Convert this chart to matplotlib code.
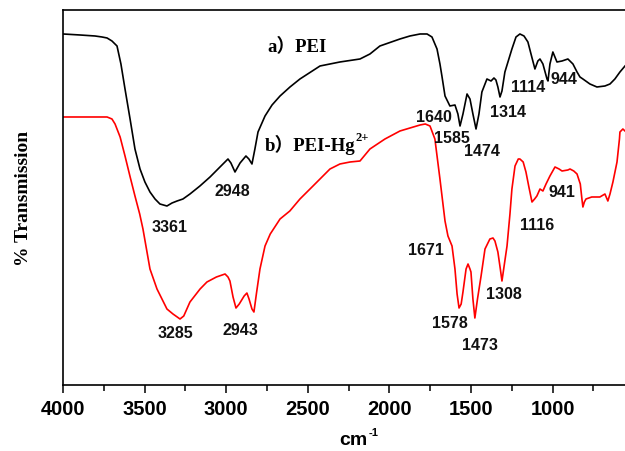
import matplotlib
matplotlib.use('Agg')
import matplotlib.pyplot as plt

# PEI spectrum (wavenumber cm-1, transmission arb. units)
pei_wn = [4000, 3896, 3804, 3761, 3730, 3700, 3669, 3645, 3620, 3589,
          3559, 3528, 3498, 3467, 3436, 3406, 3363, 3332, 3301, 3265,
          3222, 3161, 3099, 3038, 2989, 2971, 2946, 2915, 2879, 2861,
          2842, 2824, 2805, 2762, 2719, 2670, 2609, 2548, 2425, 2303,
          2180, 2119, 2058, 1935, 1874, 1812, 1769, 1739, 1708, 1690,
          1678, 1659, 1629, 1598, 1580, 1567, 1549, 1524, 1506, 1488,
          1469, 1451, 1433, 1402, 1377, 1359, 1347, 1335, 1322, 1310,
          1292, 1249, 1224, 1200, 1175, 1151, 1132, 1108, 1090, 1077,
          1059, 1034, 1028, 1016, 998, 973, 942, 906, 875, 850,
          832, 814, 771, 728, 679, 648, 618, 587, 556]
pei_t = [351, 350, 349, 348, 347, 344, 339, 321, 296, 266,
         236, 216, 203, 193, 186, 181, 179, 182, 184, 186,
         191, 199, 208, 218, 226, 222, 213, 222, 229, 226,
         221, 236, 253, 269, 280, 289, 298, 306, 319, 323,
         326, 331, 339, 346, 349, 351, 351, 348, 336, 321,
         309, 289, 279, 280, 271, 259, 271, 291, 286, 271,
         256, 271, 293, 306, 304, 307, 305, 298, 288, 294,
         313, 336, 348, 351, 349, 343, 331, 316, 324, 326,
         321, 306, 304, 321, 333, 323, 324, 326, 321, 313,
         308, 306, 301, 298, 299, 301, 306, 313, 319]

# PEI-Hg2+ spectrum
hg_wn = [4000, 3800, 3730, 3700, 3681, 3650, 3620, 3590, 3559, 3530,
         3510, 3467, 3424, 3363, 3326, 3300, 3283, 3260, 3222, 3160,
         3118, 3060, 3007, 2989, 2977, 2958, 2940, 2920, 2890, 2873,
         2860, 2842, 2830, 2815, 2793, 2762, 2730, 2670, 2610, 2548,
         2468, 2364, 2303, 2241, 2180, 2119, 2027, 1935, 1812, 1780,
         1751, 1721, 1690, 1659, 1641, 1616, 1598, 1585, 1573, 1560,
         1549, 1530, 1518, 1506, 1500, 1488, 1476, 1460, 1438, 1414,
         1384, 1365, 1353, 1335, 1320, 1310, 1295, 1279, 1261, 1249,
         1230, 1210, 1200, 1180, 1163, 1145, 1126, 1110, 1096, 1077,
         1059, 1040, 1016, 985, 960, 942, 906, 893, 870, 850,
         830, 820, 814, 805, 795, 760, 710, 679, 661, 648,
         630, 605, 590, 587, 569, 556]
hg_t = [268, 268, 268, 266, 261, 248, 229, 209, 189, 171,
        156, 116, 96, 76, 71, 68, 66, 69, 83, 96,
        103, 108, 111, 108, 104, 88, 77, 81, 89, 92,
        86, 76, 73, 91, 116, 139, 151, 166, 174, 186,
        199, 216, 221, 223, 224, 236, 246, 254, 260, 261,
        259, 246, 206, 164, 149, 139, 116, 91, 77, 81,
        93, 116, 121, 116, 113, 86, 67, 86, 109, 136,
        146, 147, 144, 133, 116, 104, 121, 139, 171, 196,
        219, 226, 226, 223, 213, 198, 183, 186, 189, 196,
        194, 201, 209, 218, 216, 214, 215, 216, 214, 211,
        201, 186, 178, 183, 186, 188, 188, 191, 184, 191,
        203, 223, 246, 253, 256, 254]

# peak labels
pei_peaks = ['3361', '2948', '1640', '1585', '1474', '1314', '1114', '944']
pei_peak_xy = [(3344, 158), (2964, 194), (1727, 268), (1616, 247),
               (1433, 234), (1273, 273), (1151, 298), (930, 306)]
hg_peaks = ['3285', '2943', '1671', '1578', '1473', '1308', '1116', '941']
hg_peak_xy = [(3308, 53), (2915, 56), (1776, 135), (1629, 63),
              (1445, 41), (1298, 92), (1096, 160), (942, 193)]

fig = plt.figure(figsize=(6.25, 4.52), dpi=100)
ax = fig.add_axes([0.1008, 0.146, 0.8992, 0.8297])

ax.plot(pei_wn, pei_t, color='black', lw=1.2)
ax.plot(hg_wn, hg_t, color='red', lw=1.2)

ax.set_xlim(4000, 556)
ax.set_ylim(0, 375)

for lab, (x, y) in zip(pei_peaks + hg_peaks, pei_peak_xy + hg_peak_xy):
    ax.text(x, y, lab, ha='center', va='center', fontsize=11.5,
            fontweight='bold', family='Liberation Sans', color='#111111')

serif = ['Liberation Serif', 'Noto Sans CJK SC']
ax.text(2750, 339, 'a）PEI', ha='left', va='center', fontsize=13.5,
        fontweight='bold', family=serif)
tb = ax.text(2762, 241, 'b）PEI-Hg', ha='left', va='center',
             fontsize=13.5, fontweight='bold', family=serif)
ax.annotate('2+', xy=(1, 0.55), xycoords=tb, xytext=(0, 0),
            textcoords='offset points', ha='left', va='bottom',
            fontsize=9, fontweight='bold', family='Liberation Serif')

ax.spines['right'].set_visible(False)
ax.spines['top'].set_linewidth(1.2)
ax.spines['left'].set_linewidth(1.2)
ax.spines['bottom'].set_linewidth(1.2)
ax.set_yticks([])
ax.set_xticks([4000, 3500, 3000, 2500, 2000, 1500, 1000])
ax.set_xticks([3750, 3250, 2750, 2250, 1750, 1250, 750], minor=True)
ax.tick_params(axis='x', which='major', direction='out', length=6, width=1.1,
               labelsize=14.5, pad=4)
ax.tick_params(axis='x', which='minor', direction='out', length=4, width=1.1)
for t in ax.get_xticklabels():
    t.set_fontweight('bold')
    t.set_family('Liberation Sans')

# x label with superscript
xl = fig.text(0.566, 0.0265, 'cm', ha='center', va='center', fontsize=14,
              fontweight='bold', family='Liberation Sans')
ax.annotate('-1', xy=(1, 0.6), xycoords=xl, xytext=(0.5, 0),
            textcoords='offset points', ha='left', va='bottom',
            fontsize=8, fontweight='bold', family='Liberation Sans')
ax.set_ylabel('% Transmission', fontsize=14, fontweight='bold',
              family='Liberation Serif', labelpad=22)

fig.savefig('out.png', dpi=100)
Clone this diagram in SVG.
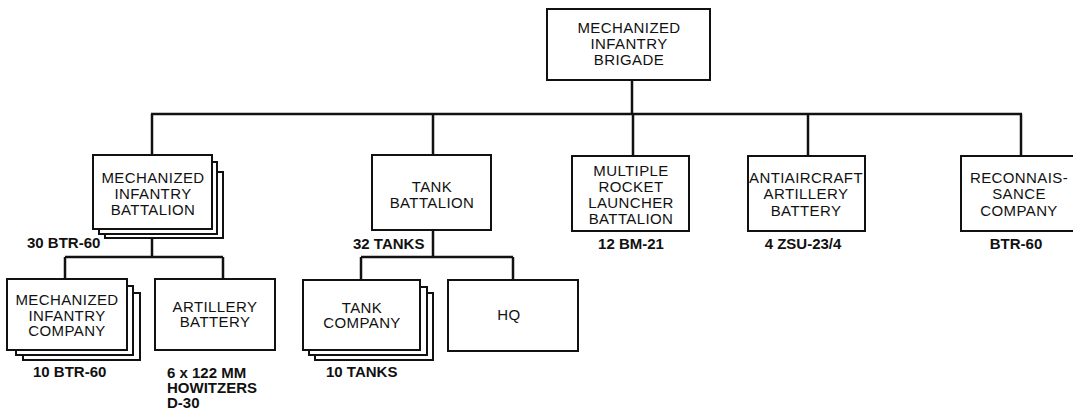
<svg xmlns="http://www.w3.org/2000/svg" width="1073" height="415" viewBox="0 0 1073 415">
<style>
.box{fill:#fff;stroke:#111;stroke-width:2}
.t{font-family:"Liberation Sans",Arial,sans-serif;font-size:15px;letter-spacing:0.4px;fill:#111;text-anchor:middle}
.lb{font-family:"Liberation Sans",Arial,sans-serif;font-size:15px;font-weight:bold;fill:#111}
.ln{fill:none;stroke:#111;stroke-width:2.5}
</style>
<rect width="1073" height="415" fill="#fff"/>
<g id="connectors">
<path class="ln" d="M632 80V114M151 114H1022M152 114V155M433 114V155M633 114V156M808 114V156M1021 114V156"/>
<path class="ln" d="M152 229V257M65 257H223M65 257V279M223 257V279"/>
<path class="ln" d="M433 230V257M361 257H513M361 257V280M513 257V280"/>
</g>
<g id="brigade">
<rect class="box" x="547" y="9" width="163" height="71"/>
<text class="t" x="629" y="33">MECHANIZED</text>
<text class="t" x="629" y="49">INFANTRY</text>
<text class="t" x="629" y="65">BRIGADE</text>
</g>
<g id="mech-inf-battalion">
<rect class="box" x="105" y="172" width="118" height="66"/>
<rect class="box" x="99" y="162" width="118" height="72"/>
<rect class="box" x="93" y="155" width="119" height="74"/>
<text class="t" x="153" y="183">MECHANIZED</text>
<text class="t" x="153" y="199">INFANTRY</text>
<text class="t" x="153" y="215">BATTALION</text>
<text class="lb" x="27" y="248">30 BTR-60</text>
</g>
<g id="tank-battalion">
<rect class="box" x="372" y="155" width="119" height="75"/>
<text class="t" x="432" y="192">TANK</text>
<text class="t" x="432" y="208">BATTALION</text>
<text class="lb" x="353" y="249">32 TANKS</text>
</g>
<g id="mrl-battalion">
<rect class="box" x="572" y="156" width="117" height="75"/>
<text class="t" x="631" y="176">MULTIPLE</text>
<text class="t" x="631" y="192">ROCKET</text>
<text class="t" x="631" y="208">LAUNCHER</text>
<text class="t" x="631" y="224">BATTALION</text>
<text class="lb" x="631" y="249" text-anchor="middle">12 BM-21</text>
</g>
<g id="aa-battery">
<rect class="box" x="748" y="156" width="117" height="75"/>
<text class="t" x="806" y="183">ANTIAIRCRAFT</text>
<text class="t" x="806" y="199">ARTILLERY</text>
<text class="t" x="806" y="216">BATTERY</text>
<text class="lb" x="803" y="249" text-anchor="middle">4 ZSU-23/4</text>
</g>
<g id="recon-company">
<rect class="box" x="961" y="156" width="120" height="75"/>
<text class="t" x="1019" y="183">RECONNAIS-</text>
<text class="t" x="1019" y="199">SANCE</text>
<text class="t" x="1019" y="216">COMPANY</text>
<text class="lb" x="1016" y="249" text-anchor="middle">BTR-60</text>
</g>
<g id="mech-inf-company">
<rect class="box" x="23" y="293" width="117" height="67"/>
<rect class="box" x="16" y="286" width="117" height="69"/>
<rect class="box" x="7" y="279" width="120" height="71"/>
<text class="t" x="67" y="305">MECHANIZED</text>
<text class="t" x="67" y="321">INFANTRY</text>
<text class="t" x="67" y="336">COMPANY</text>
<text class="lb" x="33" y="377">10 BTR-60</text>
</g>
<g id="artillery-battery">
<rect class="box" x="155" y="279" width="120" height="71"/>
<text class="t" x="215" y="312">ARTILLERY</text>
<text class="t" x="215" y="327">BATTERY</text>
<text class="lb" x="167" y="378">6 x 122 MM</text>
<text class="lb" x="167" y="393">HOWITZERS</text>
<text class="lb" x="167" y="408">D-30</text>
</g>
<g id="tank-company">
<rect class="box" x="315" y="293" width="118" height="67"/>
<rect class="box" x="309" y="287" width="118" height="68"/>
<rect class="box" x="303" y="280" width="117" height="70"/>
<text class="t" x="362" y="313">TANK</text>
<text class="t" x="362" y="328">COMPANY</text>
<text class="lb" x="326" y="377">10 TANKS</text>
</g>
<g id="hq">
<rect class="box" x="448" y="280" width="130" height="71"/>
<text class="t" x="509" y="320">HQ</text>
</g>
</svg>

» PROBLEM REQUIREMENTS
Please transcribe, word for word, every line from the first line of the records above through the line containing "import matplotlib.pyplot as plt", and leave out any pictures.

» WRITTEN SOLUTION
Convert this chart to matplotlib code.
import matplotlib
matplotlib.use('Agg')
import matplotlib.pyplot as plt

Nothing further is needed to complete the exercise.